◆ What the task requires
Starting at the first line of the data, please print exactly those lines through the one that holds "frames = list(range(1, 26))", omitting every picture.

[Records provided start]

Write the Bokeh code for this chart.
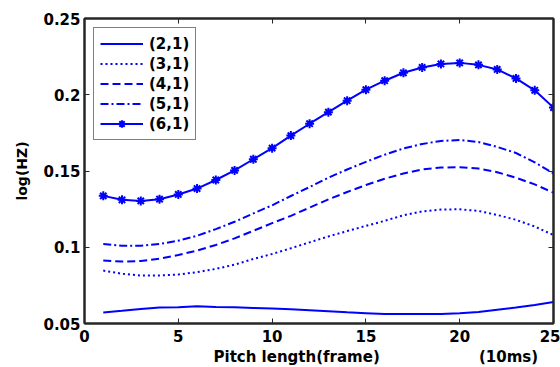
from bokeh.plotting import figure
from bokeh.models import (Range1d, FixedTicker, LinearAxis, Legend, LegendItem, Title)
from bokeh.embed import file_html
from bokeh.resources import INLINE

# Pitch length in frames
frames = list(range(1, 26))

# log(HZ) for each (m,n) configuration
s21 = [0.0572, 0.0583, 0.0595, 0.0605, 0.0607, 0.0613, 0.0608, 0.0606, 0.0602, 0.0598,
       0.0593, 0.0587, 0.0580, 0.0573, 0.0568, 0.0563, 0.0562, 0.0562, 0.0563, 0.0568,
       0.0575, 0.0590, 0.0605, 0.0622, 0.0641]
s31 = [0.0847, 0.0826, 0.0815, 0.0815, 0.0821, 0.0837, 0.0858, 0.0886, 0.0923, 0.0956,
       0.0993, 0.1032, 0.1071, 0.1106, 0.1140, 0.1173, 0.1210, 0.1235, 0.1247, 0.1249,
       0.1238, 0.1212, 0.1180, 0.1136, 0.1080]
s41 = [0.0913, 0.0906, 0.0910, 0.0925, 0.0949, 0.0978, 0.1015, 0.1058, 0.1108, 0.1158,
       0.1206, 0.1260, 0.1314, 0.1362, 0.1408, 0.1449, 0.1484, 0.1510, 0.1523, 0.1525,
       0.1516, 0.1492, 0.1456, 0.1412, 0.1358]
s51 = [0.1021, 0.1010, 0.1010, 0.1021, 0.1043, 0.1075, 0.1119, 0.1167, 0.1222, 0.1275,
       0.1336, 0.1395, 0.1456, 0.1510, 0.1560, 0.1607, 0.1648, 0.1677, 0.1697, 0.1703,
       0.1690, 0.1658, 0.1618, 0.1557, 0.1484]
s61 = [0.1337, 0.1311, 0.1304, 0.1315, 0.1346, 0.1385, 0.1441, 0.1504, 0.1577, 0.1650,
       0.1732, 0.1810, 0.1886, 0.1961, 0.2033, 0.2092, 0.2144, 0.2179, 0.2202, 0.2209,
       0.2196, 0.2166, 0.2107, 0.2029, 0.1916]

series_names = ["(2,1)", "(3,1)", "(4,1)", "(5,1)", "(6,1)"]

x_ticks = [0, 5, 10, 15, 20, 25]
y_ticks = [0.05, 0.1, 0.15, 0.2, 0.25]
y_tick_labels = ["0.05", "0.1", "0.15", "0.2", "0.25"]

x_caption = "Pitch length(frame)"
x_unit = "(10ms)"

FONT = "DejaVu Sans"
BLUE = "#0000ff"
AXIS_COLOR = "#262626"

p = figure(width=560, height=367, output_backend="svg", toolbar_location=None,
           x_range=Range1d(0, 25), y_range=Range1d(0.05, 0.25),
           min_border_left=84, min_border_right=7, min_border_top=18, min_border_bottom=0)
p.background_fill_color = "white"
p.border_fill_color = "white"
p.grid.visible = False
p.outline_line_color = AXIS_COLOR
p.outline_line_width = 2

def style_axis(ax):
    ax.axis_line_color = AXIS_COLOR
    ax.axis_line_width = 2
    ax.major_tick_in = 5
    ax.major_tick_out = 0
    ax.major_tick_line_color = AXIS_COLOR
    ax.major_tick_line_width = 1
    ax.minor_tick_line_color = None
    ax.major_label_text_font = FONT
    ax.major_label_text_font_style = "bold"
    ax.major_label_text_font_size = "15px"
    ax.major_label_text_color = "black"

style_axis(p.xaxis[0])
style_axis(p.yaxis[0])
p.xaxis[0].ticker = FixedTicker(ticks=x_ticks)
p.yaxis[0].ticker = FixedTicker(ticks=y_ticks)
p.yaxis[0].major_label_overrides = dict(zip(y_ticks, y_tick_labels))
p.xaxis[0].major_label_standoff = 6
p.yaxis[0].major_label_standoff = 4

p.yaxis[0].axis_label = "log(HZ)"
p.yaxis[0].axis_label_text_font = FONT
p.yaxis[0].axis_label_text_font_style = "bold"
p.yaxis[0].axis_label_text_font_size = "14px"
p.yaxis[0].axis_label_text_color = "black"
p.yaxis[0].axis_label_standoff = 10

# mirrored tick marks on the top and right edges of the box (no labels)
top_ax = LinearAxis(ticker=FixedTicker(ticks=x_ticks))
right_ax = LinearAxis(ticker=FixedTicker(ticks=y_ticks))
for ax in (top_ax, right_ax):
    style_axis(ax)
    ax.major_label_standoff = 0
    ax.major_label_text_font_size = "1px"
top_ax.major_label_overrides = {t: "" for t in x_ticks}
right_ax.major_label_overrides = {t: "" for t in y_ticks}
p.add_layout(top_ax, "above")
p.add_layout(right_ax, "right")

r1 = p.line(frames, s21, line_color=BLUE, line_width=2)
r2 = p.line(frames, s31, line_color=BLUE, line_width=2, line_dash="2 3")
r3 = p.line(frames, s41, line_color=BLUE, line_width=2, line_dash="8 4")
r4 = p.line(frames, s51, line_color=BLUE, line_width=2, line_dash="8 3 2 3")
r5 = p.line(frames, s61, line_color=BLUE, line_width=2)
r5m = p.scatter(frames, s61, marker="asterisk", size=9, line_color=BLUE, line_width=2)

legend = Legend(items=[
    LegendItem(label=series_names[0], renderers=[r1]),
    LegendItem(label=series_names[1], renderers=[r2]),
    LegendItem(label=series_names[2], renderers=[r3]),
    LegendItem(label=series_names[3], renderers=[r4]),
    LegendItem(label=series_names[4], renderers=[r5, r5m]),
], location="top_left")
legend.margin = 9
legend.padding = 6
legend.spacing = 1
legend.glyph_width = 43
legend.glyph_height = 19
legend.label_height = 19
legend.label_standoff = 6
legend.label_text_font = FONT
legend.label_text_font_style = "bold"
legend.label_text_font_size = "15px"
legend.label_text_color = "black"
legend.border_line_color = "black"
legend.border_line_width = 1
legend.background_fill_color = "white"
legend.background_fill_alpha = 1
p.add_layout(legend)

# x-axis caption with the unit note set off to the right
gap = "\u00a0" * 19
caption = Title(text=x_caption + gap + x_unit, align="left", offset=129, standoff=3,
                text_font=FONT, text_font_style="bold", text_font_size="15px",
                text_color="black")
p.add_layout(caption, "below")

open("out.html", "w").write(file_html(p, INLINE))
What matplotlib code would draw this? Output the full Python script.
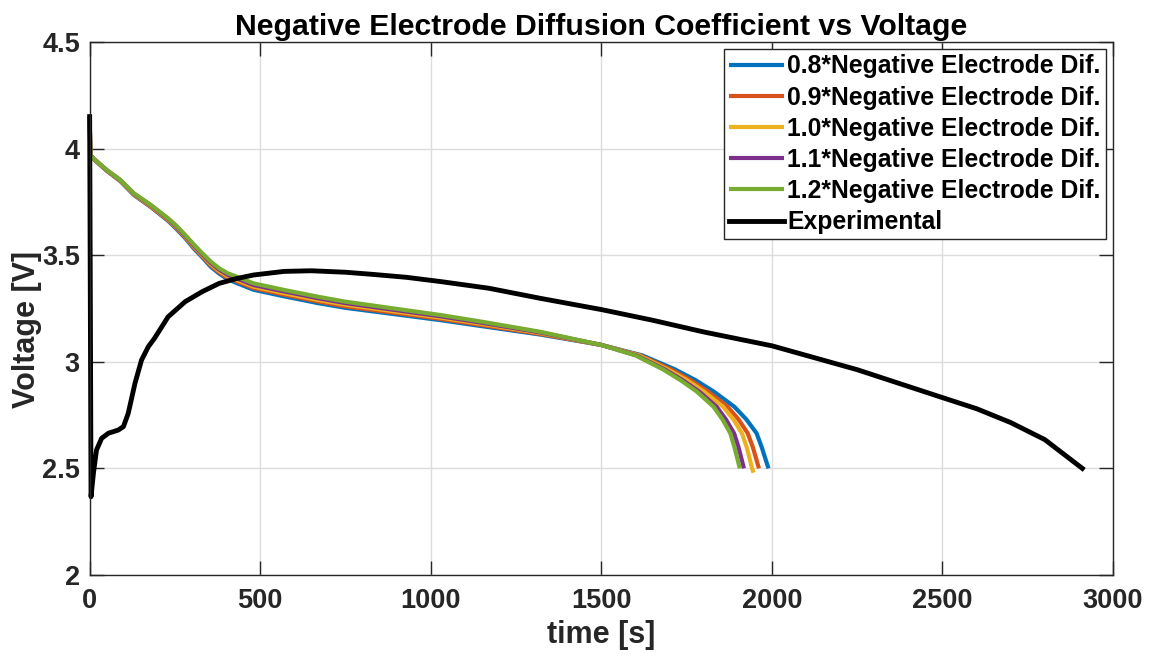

[Records provided end]

◆ Solution for this problem
Write the Bokeh code for this chart.
from bokeh.plotting import figure
from bokeh.models import (Range1d, FixedTicker, LinearAxis, Legend, LegendItem, Title)
from bokeh.embed import file_html
from bokeh.resources import INLINE

# Pitch length in frames
frames = list(range(1, 26))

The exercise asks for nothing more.